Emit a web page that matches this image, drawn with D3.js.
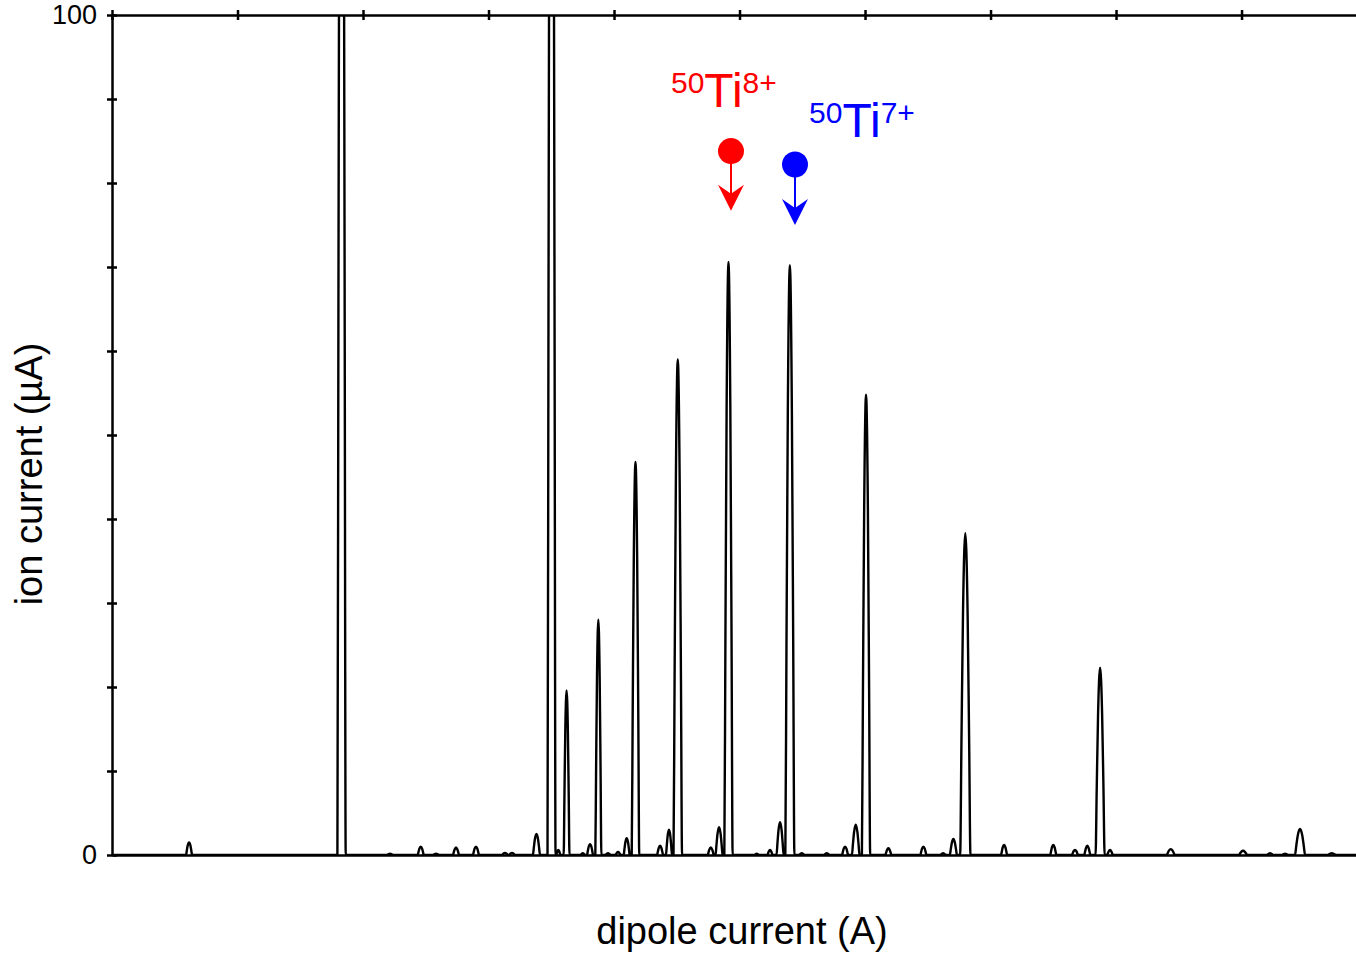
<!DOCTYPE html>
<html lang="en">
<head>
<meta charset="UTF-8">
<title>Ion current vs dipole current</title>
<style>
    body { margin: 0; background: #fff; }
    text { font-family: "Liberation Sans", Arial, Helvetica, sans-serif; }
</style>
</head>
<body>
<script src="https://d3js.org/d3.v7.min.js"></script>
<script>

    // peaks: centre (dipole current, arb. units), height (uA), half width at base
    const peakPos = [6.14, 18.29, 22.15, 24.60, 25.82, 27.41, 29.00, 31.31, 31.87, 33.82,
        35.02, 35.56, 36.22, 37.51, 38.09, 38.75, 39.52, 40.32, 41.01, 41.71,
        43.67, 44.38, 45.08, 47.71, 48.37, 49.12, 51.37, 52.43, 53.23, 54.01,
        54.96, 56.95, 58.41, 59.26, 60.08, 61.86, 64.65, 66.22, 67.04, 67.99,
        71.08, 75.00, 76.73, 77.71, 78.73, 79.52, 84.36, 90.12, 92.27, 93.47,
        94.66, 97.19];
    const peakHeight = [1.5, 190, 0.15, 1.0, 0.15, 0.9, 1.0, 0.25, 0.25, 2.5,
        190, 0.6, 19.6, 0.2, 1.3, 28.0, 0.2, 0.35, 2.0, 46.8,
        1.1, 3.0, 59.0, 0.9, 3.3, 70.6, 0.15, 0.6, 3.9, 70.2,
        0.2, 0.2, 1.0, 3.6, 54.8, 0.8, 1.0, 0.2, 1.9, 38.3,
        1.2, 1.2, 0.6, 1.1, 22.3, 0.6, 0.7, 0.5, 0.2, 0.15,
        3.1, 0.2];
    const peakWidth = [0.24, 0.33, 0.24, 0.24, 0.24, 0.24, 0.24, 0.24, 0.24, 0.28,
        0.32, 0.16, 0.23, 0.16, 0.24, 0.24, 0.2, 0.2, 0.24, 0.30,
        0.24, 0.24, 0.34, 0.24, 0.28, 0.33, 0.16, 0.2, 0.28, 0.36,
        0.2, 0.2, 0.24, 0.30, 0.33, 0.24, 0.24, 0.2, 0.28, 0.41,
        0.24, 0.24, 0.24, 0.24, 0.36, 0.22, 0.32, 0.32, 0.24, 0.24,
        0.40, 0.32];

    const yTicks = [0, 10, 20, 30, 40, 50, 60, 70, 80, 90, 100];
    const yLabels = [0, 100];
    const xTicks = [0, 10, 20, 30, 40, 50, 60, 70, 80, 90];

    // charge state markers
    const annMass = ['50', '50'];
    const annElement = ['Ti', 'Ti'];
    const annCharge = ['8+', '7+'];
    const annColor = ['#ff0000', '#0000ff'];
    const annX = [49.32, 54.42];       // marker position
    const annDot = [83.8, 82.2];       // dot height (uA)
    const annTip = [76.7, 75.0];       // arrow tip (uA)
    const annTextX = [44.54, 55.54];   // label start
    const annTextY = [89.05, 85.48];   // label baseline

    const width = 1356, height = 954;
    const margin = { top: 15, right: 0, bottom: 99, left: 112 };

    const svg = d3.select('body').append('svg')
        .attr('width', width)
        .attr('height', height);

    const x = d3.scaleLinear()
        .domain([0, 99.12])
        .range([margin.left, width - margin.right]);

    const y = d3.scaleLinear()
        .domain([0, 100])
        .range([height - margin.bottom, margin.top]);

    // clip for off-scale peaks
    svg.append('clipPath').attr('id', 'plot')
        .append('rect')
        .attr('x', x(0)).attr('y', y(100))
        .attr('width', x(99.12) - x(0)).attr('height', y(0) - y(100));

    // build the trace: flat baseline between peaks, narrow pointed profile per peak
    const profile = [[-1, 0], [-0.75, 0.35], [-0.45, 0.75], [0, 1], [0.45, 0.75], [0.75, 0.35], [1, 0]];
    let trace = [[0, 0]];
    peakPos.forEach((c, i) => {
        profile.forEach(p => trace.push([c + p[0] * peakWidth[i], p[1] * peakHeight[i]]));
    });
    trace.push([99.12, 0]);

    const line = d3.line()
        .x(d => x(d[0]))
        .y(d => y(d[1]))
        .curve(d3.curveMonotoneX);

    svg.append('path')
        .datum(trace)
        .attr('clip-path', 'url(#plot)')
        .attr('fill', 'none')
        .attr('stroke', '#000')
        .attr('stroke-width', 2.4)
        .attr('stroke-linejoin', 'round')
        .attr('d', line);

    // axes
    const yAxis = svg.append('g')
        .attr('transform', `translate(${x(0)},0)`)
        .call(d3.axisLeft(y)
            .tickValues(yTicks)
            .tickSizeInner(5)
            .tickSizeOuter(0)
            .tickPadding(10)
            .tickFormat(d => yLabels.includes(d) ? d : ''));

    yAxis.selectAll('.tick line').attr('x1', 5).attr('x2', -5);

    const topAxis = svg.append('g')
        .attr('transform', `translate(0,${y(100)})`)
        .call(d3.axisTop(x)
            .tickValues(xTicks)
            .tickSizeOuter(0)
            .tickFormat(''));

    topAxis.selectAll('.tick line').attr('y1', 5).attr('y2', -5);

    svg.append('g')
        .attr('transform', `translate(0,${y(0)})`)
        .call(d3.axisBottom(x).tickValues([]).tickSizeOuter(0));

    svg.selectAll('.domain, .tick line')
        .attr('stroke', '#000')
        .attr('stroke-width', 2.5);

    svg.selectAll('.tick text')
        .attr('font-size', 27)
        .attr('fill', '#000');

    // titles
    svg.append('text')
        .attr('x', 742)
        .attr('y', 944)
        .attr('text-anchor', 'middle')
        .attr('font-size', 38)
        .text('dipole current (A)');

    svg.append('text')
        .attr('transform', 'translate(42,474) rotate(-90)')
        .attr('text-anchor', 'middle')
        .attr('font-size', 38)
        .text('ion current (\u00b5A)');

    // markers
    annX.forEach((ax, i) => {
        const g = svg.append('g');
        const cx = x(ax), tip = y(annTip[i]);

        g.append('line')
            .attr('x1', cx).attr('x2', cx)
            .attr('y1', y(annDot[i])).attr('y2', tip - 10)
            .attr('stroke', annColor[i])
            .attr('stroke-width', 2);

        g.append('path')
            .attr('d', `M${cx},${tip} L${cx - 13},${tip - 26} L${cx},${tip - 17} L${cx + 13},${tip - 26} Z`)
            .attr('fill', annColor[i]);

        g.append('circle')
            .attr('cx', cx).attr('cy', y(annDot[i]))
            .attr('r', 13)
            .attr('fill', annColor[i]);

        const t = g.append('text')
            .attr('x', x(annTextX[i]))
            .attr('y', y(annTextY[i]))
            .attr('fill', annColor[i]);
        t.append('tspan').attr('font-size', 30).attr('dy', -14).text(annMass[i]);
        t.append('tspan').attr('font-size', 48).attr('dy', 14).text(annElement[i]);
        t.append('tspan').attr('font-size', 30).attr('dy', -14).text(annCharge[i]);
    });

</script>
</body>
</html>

--

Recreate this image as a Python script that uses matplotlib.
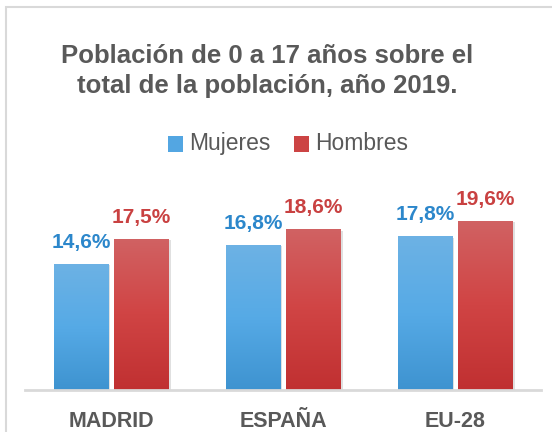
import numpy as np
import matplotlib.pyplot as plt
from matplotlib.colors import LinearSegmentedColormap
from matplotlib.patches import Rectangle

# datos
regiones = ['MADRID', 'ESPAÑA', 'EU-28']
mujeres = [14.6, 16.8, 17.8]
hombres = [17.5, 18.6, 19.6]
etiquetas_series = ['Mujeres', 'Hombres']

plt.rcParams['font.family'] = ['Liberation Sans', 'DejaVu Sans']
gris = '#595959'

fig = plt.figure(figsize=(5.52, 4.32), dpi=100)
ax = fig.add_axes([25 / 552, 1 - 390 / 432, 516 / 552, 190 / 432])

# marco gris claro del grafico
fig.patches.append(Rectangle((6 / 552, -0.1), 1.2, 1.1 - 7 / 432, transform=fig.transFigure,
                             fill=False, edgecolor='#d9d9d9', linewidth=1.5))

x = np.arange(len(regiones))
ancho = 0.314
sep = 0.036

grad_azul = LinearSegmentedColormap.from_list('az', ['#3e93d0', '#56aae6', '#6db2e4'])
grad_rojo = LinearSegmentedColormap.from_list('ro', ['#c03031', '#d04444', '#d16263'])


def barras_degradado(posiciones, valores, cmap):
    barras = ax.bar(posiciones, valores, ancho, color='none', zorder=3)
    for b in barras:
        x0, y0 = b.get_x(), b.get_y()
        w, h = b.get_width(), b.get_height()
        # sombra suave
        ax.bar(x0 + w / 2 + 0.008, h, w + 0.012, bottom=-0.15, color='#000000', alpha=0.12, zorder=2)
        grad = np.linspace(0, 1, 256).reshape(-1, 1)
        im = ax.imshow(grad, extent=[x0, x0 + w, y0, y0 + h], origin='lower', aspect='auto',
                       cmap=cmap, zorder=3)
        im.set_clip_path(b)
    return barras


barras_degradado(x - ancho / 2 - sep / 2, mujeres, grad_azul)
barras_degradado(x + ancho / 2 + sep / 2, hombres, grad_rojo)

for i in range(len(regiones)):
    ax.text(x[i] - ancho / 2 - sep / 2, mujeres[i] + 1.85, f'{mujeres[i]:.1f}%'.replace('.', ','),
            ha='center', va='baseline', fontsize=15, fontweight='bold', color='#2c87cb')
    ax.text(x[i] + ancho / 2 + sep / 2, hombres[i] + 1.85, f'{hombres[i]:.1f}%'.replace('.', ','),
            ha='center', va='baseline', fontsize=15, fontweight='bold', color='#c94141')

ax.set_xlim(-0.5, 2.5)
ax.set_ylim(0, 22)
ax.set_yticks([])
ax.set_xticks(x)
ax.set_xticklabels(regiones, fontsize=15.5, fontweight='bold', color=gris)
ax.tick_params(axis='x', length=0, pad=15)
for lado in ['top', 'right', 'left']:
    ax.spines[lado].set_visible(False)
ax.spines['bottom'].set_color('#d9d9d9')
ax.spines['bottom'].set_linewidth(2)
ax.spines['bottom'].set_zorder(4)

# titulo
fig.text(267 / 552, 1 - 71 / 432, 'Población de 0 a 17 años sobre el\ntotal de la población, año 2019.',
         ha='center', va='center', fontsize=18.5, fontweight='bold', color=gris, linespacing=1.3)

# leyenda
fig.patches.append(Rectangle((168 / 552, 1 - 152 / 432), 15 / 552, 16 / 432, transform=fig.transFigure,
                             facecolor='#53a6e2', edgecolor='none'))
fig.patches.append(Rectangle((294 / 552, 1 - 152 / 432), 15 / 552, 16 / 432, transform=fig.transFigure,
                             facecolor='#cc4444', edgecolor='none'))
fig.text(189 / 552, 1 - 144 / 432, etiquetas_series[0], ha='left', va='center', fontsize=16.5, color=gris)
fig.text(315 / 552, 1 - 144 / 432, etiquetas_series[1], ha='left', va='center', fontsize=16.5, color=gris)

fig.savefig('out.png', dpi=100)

**WHAT THE TASK ASKS**
Between the line with "Emit a web page" and the line with "70, 80, 90];", ends included, lies the span to copy exactly; copy nothing else and leave out the pictures.

**WRITTEN REPLY**
Emit a web page that matches this image, drawn with D3.js.
<!DOCTYPE html>
<html lang="en">
<head>
<meta charset="UTF-8">
<title>Ion current vs dipole current</title>
<style>
    body { margin: 0; background: #fff; }
    text { font-family: "Liberation Sans", Arial, Helvetica, sans-serif; }
</style>
</head>
<body>
<script src="https://d3js.org/d3.v7.min.js"></script>
<script>

    // peaks: centre (dipole current, arb. units), height (uA), half width at base
    const peakPos = [6.14, 18.29, 22.15, 24.60, 25.82, 27.41, 29.00, 31.31, 31.87, 33.82,
        35.02, 35.56, 36.22, 37.51, 38.09, 38.75, 39.52, 40.32, 41.01, 41.71,
        43.67, 44.38, 45.08, 47.71, 48.37, 49.12, 51.37, 52.43, 53.23, 54.01,
        54.96, 56.95, 58.41, 59.26, 60.08, 61.86, 64.65, 66.22, 67.04, 67.99,
        71.08, 75.00, 76.73, 77.71, 78.73, 79.52, 84.36, 90.12, 92.27, 93.47,
        94.66, 97.19];
    const peakHeight = [1.5, 190, 0.15, 1.0, 0.15, 0.9, 1.0, 0.25, 0.25, 2.5,
        190, 0.6, 19.6, 0.2, 1.3, 28.0, 0.2, 0.35, 2.0, 46.8,
        1.1, 3.0, 59.0, 0.9, 3.3, 70.6, 0.15, 0.6, 3.9, 70.2,
        0.2, 0.2, 1.0, 3.6, 54.8, 0.8, 1.0, 0.2, 1.9, 38.3,
        1.2, 1.2, 0.6, 1.1, 22.3, 0.6, 0.7, 0.5, 0.2, 0.15,
        3.1, 0.2];
    const peakWidth = [0.24, 0.33, 0.24, 0.24, 0.24, 0.24, 0.24, 0.24, 0.24, 0.28,
        0.32, 0.16, 0.23, 0.16, 0.24, 0.24, 0.2, 0.2, 0.24, 0.30,
        0.24, 0.24, 0.34, 0.24, 0.28, 0.33, 0.16, 0.2, 0.28, 0.36,
        0.2, 0.2, 0.24, 0.30, 0.33, 0.24, 0.24, 0.2, 0.28, 0.41,
        0.24, 0.24, 0.24, 0.24, 0.36, 0.22, 0.32, 0.32, 0.24, 0.24,
        0.40, 0.32];

    const yTicks = [0, 10, 20, 30, 40, 50, 60, 70, 80, 90, 100];
    const yLabels = [0, 100];
    const xTicks = [0, 10, 20, 30, 40, 50, 60, 70, 80, 90];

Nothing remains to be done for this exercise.